From the upcoming Bükk region in the country’s northeast, Zsolt Sándor manages to coax seriously complex wine from the Cserszegi fűszeres grape, with his spontaneously fermented and lees-aged (for 14 months) Lou Lee 2018 (HUF 6,500 from sandorzsolt.com), which comes from the Csattos vineyard. Incidentally, another exciting wine is his rich and nutty Ezerfürtű, a crossing of Hárslevelű and Tramini.
Királyleanka is another aromatic white grape variety, known as Fetească regală in Romania, from where it originates. Etyeki kúria uses it as the base for a light, sparkling wine, Pláne Frizzante White, which also contains Zenit and Pinot Gris (HUF 2,250 from Bortársaság).

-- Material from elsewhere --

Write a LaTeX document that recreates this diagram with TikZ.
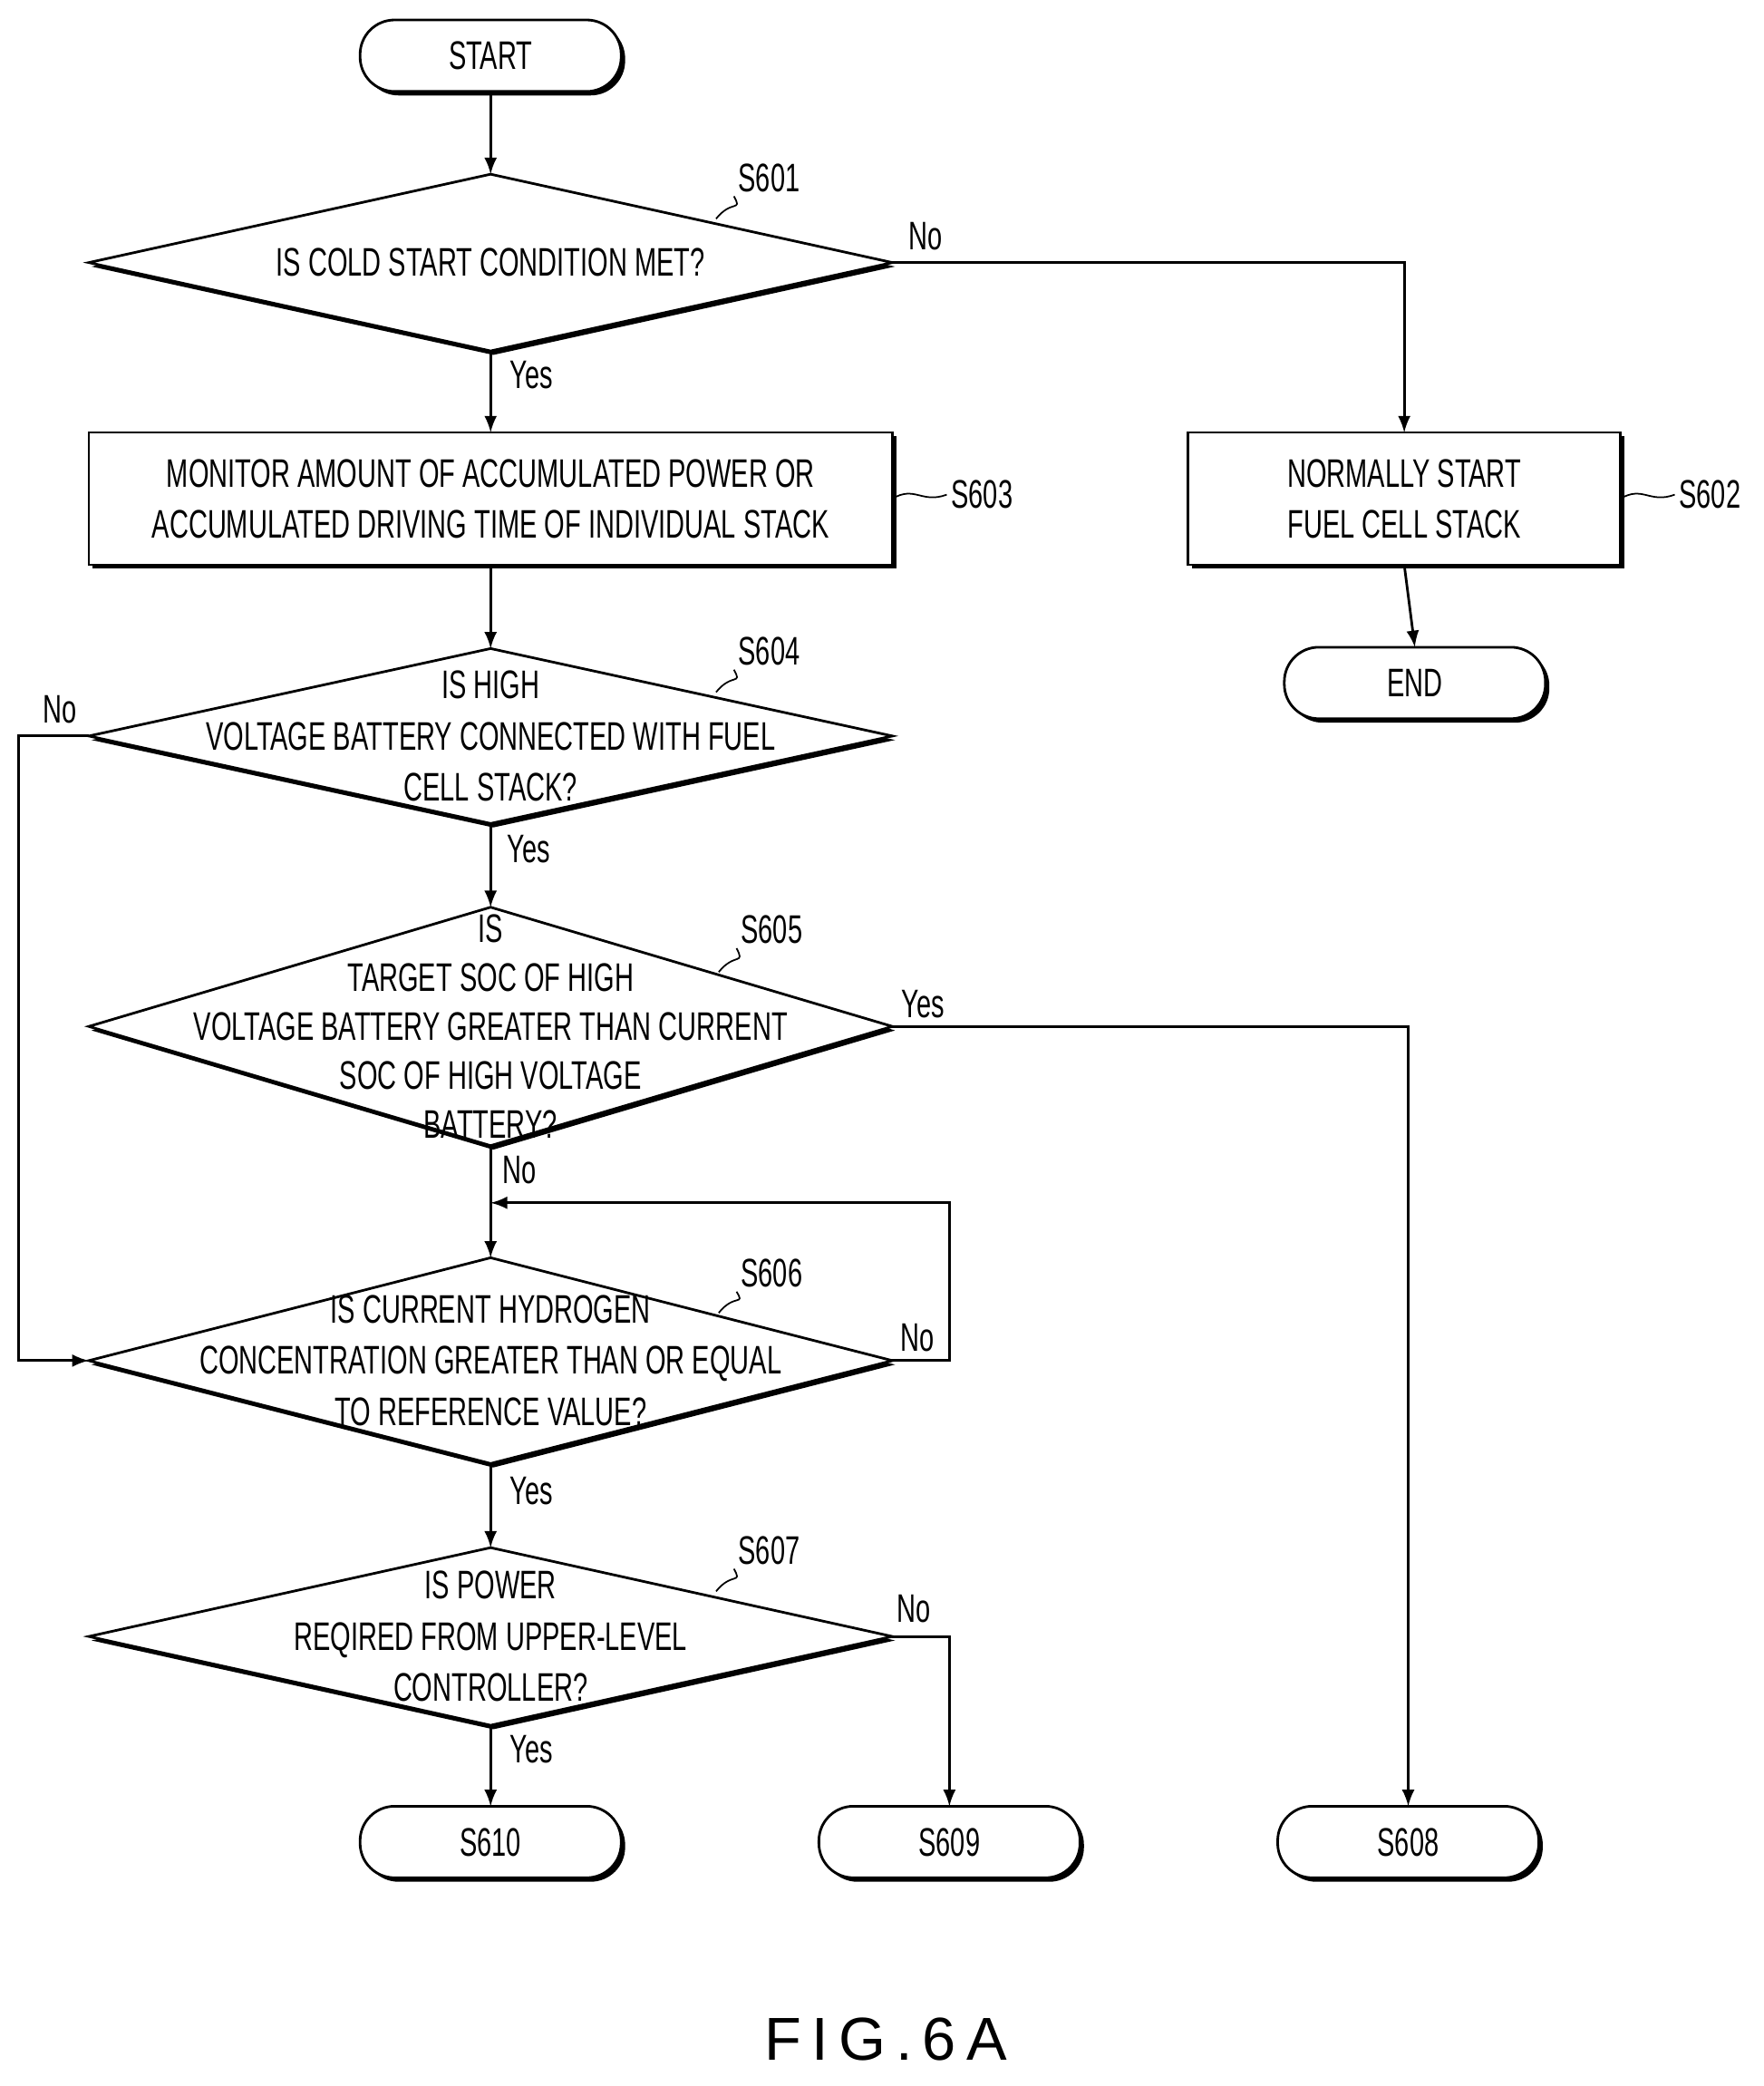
\documentclass[tikz,border=0pt]{standalone}
\usepackage{fontspec}
\setmainfont[FakeStretch=0.66]{Liberation Sans}
\newfontfamily\figfont{Liberation Sans}
\usetikzlibrary{calc}
\usetikzlibrary{positioning}

\begin{document}
\begin{tikzpicture}[x=0.014624cm, y=-0.014624cm,
    font=\fontsize{12.5}{16}\selectfont,
    line width=0.8pt,
    term/.style={rectangle, rounded corners=0.38cm, minimum width=2.85cm, minimum height=0.76cm, inner sep=0pt},
    box/.style={rectangle, minimum height=1.43cm, align=center, inner sep=0pt},
    dec/.style={rectangle, minimum width=8.83cm, align=center, inner sep=0pt},
    lab/.style={inner sep=1pt},
    arr/.style={-latex}
]
\useasboundingbox (0,0) rectangle (1330,1573);

% Shadowed outline of a node (rectangle or diamond)
\newcommand{\shadowbox}[1]{%
  \fill ($(#1.north west)+(3,3)$) [rounded corners=\rc] rectangle ($(#1.south east)+(3,3)$);
  \filldraw[fill=white] [rounded corners=\rc] (#1.north west) rectangle (#1.south east);}
\newcommand{\shadowdec}[1]{%
  \fill ($(#1.west)+(2,3)$) -- ($(#1.north)+(2,3)$) -- ($(#1.east)+(2,3)$) -- ($(#1.south)+(2,3)$) -- cycle;
  \filldraw[fill=white] (#1.west) -- (#1.north) -- (#1.east) -- (#1.south) -- cycle;}

% Nodes (placed first, outlines drawn after)
\node[term] (start) at (370,42) {};
\node[dec, minimum height=1.92cm] (s601) at (370,198) {};
\node[box, minimum width=8.83cm] (s603) at (370,376) {};
\node[box, minimum width=4.74cm] (s602) at (1059,376) {};
\node[term] (end) at (1067,515) {};
\node[dec, minimum height=1.90cm] (s604) at (370,555) {};
\node[dec, minimum height=2.60cm] (s605) at (370,774) {};
\node[dec, minimum height=2.24cm] (s606) at (370,1026) {};
\node[dec, minimum height=1.93cm] (s607) at (370,1234) {};
\node[term] (s610) at (370,1389) {};
\node[term] (s609) at (716,1389) {};
\node[term] (s608) at (1062,1389) {};

% Outlines
\def\rc{0.38cm}
\shadowbox{start} \shadowbox{end} \shadowbox{s610} \shadowbox{s609} \shadowbox{s608}
\def\rc{0pt}
\shadowbox{s603} \shadowbox{s602}
\shadowdec{s601} \shadowdec{s604} \shadowdec{s605} \shadowdec{s606} \shadowdec{s607}

% Texts
\node at (start) {START};
\node at (end) {END};
\node at (s610) {S610};
\node at (s609) {S609};
\node at (s608) {S608};
\node[align=center] at (s601) {IS COLD START CONDITION MET?};
\node[align=center] at (s603) {MONITOR AMOUNT OF ACCUMULATED POWER OR\\ACCUMULATED DRIVING TIME OF INDIVIDUAL STACK};
\node[align=center] at (s602) {NORMALLY START\\FUEL CELL STACK};
\node[align=center] at (s604) {IS HIGH\\VOLTAGE BATTERY CONNECTED WITH FUEL\\CELL STACK?};
\node[align=center, font=\fontsize{12.5}{15.4}\selectfont] at (s605) {IS\\TARGET SOC OF HIGH\\VOLTAGE BATTERY GREATER THAN CURRENT\\SOC OF HIGH VOLTAGE\\BATTERY?};
\node[align=center] at (s606) {IS CURRENT HYDROGEN\\CONCENTRATION GREATER THAN OR EQUAL\\TO REFERENCE VALUE?};
\node[align=center] at (s607) {IS POWER\\REQIRED FROM UPPER-LEVEL\\CONTROLLER?};

% Step labels with leaders
\node[lab] (l601) at (580,134) {S601};
\draw[line width=0.5pt] (540,165) .. controls (552,150) and (560,160) .. (l601.south west);
\node[lab] (l604) at (580,491) {S604};
\draw[line width=0.5pt] (540,522) .. controls (552,507) and (560,517) .. (l604.south west);
\node[lab] (l605) at (582,701) {S605};
\draw[line width=0.5pt] (542,733) .. controls (554,718) and (562,728) .. (l605.south west);
\node[lab] (l606) at (582,960) {S606};
\draw[line width=0.5pt] (542,990) .. controls (554,975) and (562,985) .. (l606.south west);
\node[lab] (l607) at (580,1169) {S607};
\draw[line width=0.5pt] (540,1200) .. controls (552,1185) and (560,1195) .. (l607.south west);
\node[lab, anchor=west] (l603) at (714,373) {S603};
\draw[line width=0.5pt] (s603.east) .. controls (690,366) and (695,380) .. (l603.west);
\node[lab, anchor=west] (l602) at (1263,373) {S602};
\draw[line width=0.5pt] (s602.east) .. controls (1239,366) and (1244,380) .. (l602.west);

% Connectors
\draw[arr] (start) -- (s601.north);
\draw[arr] (s601.south) -- (s603.north);
\draw[arr] (s601.east) -| (s602.north);
\draw[arr] (s602.south) -- (end.north);
\draw[arr] (s603.south) -- (s604.north);
\draw[arr] (s604.south) -- (s605.north);
\draw[arr] (s604.west) -- (14,555) |- (s606.west);
\draw[arr] (s605.east) -| (s608.north);
\draw[arr] (s605.south) -- (s606.north);
\coordinate (loop) at (370,907);
\draw[arr] (s606.east) -- (716,1026) |- (loop);
\draw[arr] (s606.south) -- (s607.north);
\draw[arr] (s607.south) -- (s610.north);
\draw[arr] (s607.east) -| (s609.north);

% Branch labels
\node at (401,283) {Yes};
\node at (698,178) {No};
\node at (45,535) {No};
\node at (399,640) {Yes};
\node at (696,757) {Yes};
\node at (392,882) {No};
\node at (692,1009) {No};
\node at (401,1124) {Yes};
\node at (689,1213) {No};
\node at (401,1319) {Yes};

\node[font=\figfont\fontsize{19}{22}\selectfont] (fig) at (668,1538) {F\,I\,G\,.\,6\,A};
\end{tikzpicture}
\end{document}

Made using what is sometimes disparagingly known as the “bicycle pump” method (pompe bicyclette in French), where carbon dioxide is added at bottling, Pláne Frizzante White is like a fruit salad in a glass with a deliciously creamy and gentle mousse.
Over in Eger, János Bolyki is also noted for his still Királyleánka, which is made solely in the tank and oozes primary grape and peach aromas and also a zesty grape soda palate. In 2020, he managed to harvest the grapes before the rain hit. It was vinified in his state-of-the-art new winery, built next to his original winery that’s strikingly located in a former rhyolite mine.
Hungary is a strong producer of rosés, often based on the Kékfrankos grape, which brings vibrant red fruit and a zippy acidity to the party. A good example is Bolyki’s rosé 2020; in addition to the Kékfrankos, it also has Blauburger, Portugieser, and Merlot in the mix.
It oozes strawberries and has vibrant acidity that satisfyingly quenches the thirst. This salmon-colored rosé (HUF 1,890 from Bortársaság) features a large pink boot on the typically fun, creative, and colorful Géza Ipacs-designed label. As mentioned in my last column, the graphic designer has recently designed a new Eger logo for his hometown. Not surprisingly, it is based on a bull, given the region’s connection to Bikavér (Bull’s Blood), with a pair of contemporary-looking, sleek wings.
Egri Csillag, (Star of Eger), which in 2010 became the white equivalent of the red wine Bikavér, must be composed of at least 50% of Carpathian basin grape varieties, such as Olaszrizling, Hárslevelű, Leányka, Királyleányka, Zengő and Zenit. Aromatic varieties like Cserszegi Fűszeres, Zefír, Irsai Olivér, Tramini and Muscat Ottonel are limited to a maximum of 30%.
The Egri Csillág offerings of Bolyki and Tibor Gál in the Classic category from the 2020 vintage are currently drinking very nicely. The latter is composed of nine different varieties. “I believe in as many varieties as possible for Egri Csillag,” Gál tells the Budapest Business Journal. Both are available from Bortarsasag at HUF 1,750 and HUF 2,250, respectively.
Meanwhile, three rosés from the sandy soils of the Kunság have scooped gold medals at the prestigious French Le Mondial du Rosé competition. Interestingly, two of them feature the Néró grape variety: Frittmann Néró Rosé 2020 and Szentpéteri Borpince Cabernero 2020 (70% Cabernet Sauvignon, 30% Nero).
It is a hybrid variety that also incorporates other species of vines than the classic Vitis vinifera, often done to combat certain adverse growing conditions. Néró was created in 1965 by József Csizmazia, who coupled Eger 2 (also known as Villard Blanc) with Gárdonyi Géza. While hybrid varieties are often dismissed as inferior and lightweight, there’s something sexy about Néró.
The other gold from Hungary’s largest wine region went to Font’s Kunsági Cabernet Sauvignon Rosé 2020.
Light reds cooled down in the fridge can also make for pleasurable summer drinking, but the type of red is an important consideration. With its light tannins, spicy, fruity aromas and flavors, Kadarka is the ideal companion, but Portugieser is another good option, while lighter unoaked Kékfrankos can also be a good choice.